Monday, February 1, 2010

Beauty Business!

It feels like it has been ages since I blogged. There were some instances wherein I really wanted to write, but then anger and sentiments wouldn’t make good writing (neither does it make good reading!). So I let it cool down. Now I am back to Bangalore, after a ten day vacation at the in laws, and the silver lining is that I got to meet my parents as well.

The trip to hometown had been a major function- a wedding. Wedding is good business for the beauticians. We give them gold, wedding dress, veil, and whatever it takes to dress for the event. They put it on us and make big bucks. It reminds me of my own wedding. A month before the wedding, my Mom calls up the famous beautician, who has many celebrities as clients in her credit.

Mom: Hello?

Ms.Beautician: Yes?

Mom: My daughter’s marriage on the 28th, next month. I wanted an appointment.

Ms.Beautician: I am so sorry, there are around 12 appointments already.

Mom: Oh, in that case, could you recommend some place you know?

Ms.Beautician: Well in that case, if you can be here before 6:00am..

Mom: We’ll be there. Your rate..?

Ms.Beautician: Ten Thousand rupees.

Papa stood next to Mom, trying hard to eavesdrop the ‘rate’ part. His jaws fell wide open when he heard the rate.

“Ten Thousand Rupees..! That means will she be providing the gold and saree as well?”

If you thought Papa asked that sarcastically, you are wrong. Papa actually asked that out of innocence and curiosity. Whatever that was, it drew some skeptical looks from Mom and me.
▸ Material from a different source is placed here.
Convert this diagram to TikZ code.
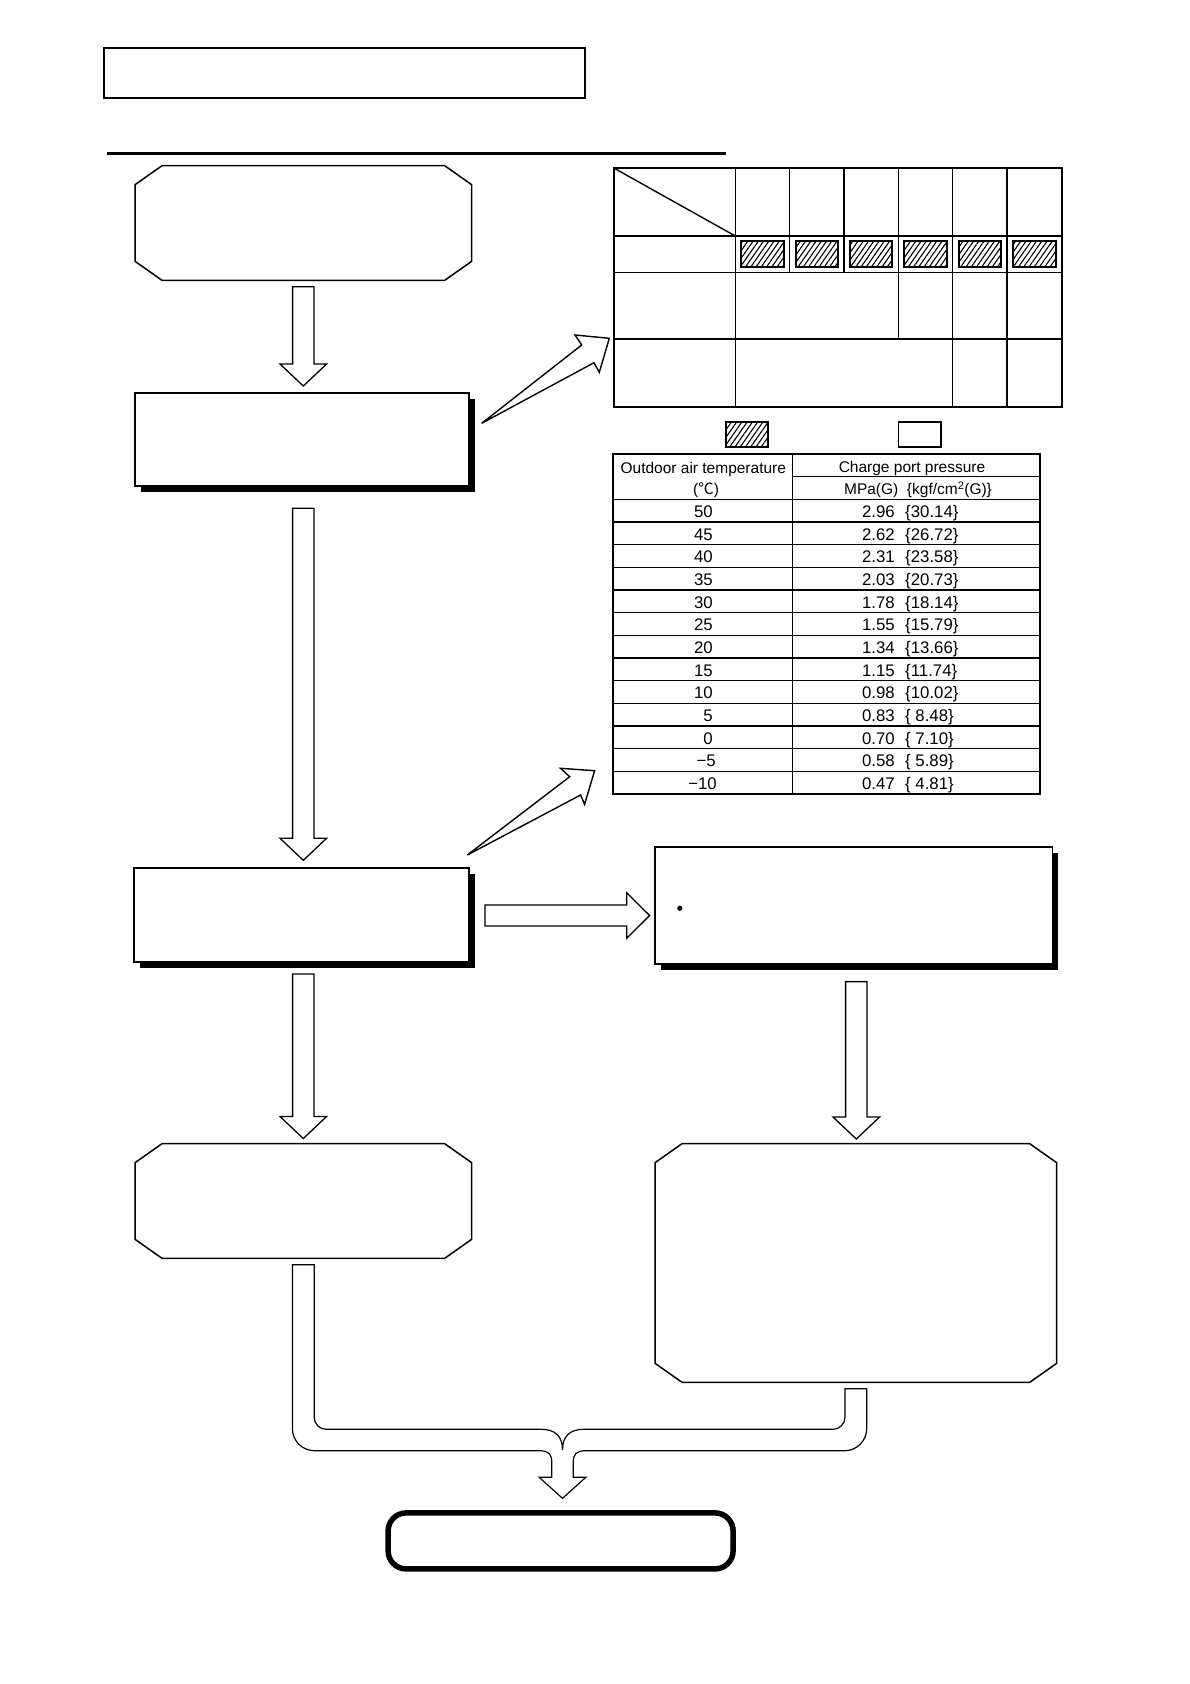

The big day came…and ten thousand bucks were utilized in a matter of three hours. I dint like the lip liner, lipstick and lip gloss colors. Once out of the beautician’s area of control, I wiped off the lipstick with a handkerchief borrowed from Papa. Soon relatives and friends hovered around me, and some uttered feel-good compliments and looked at me admiringly. One of them asked Papa,’ So Anu got dressed from Ms.SK right? How much did she charge?’

Papa: (looks to the heavens)…Ten Thousand..! And Anu just wiped off a five thousand here in my handkerchief’.

Posing for the photographers, I glanced at them and got to see the peals of laughter, followed by a display of a lip-shaped red lipstick on a fresh white handkerchief.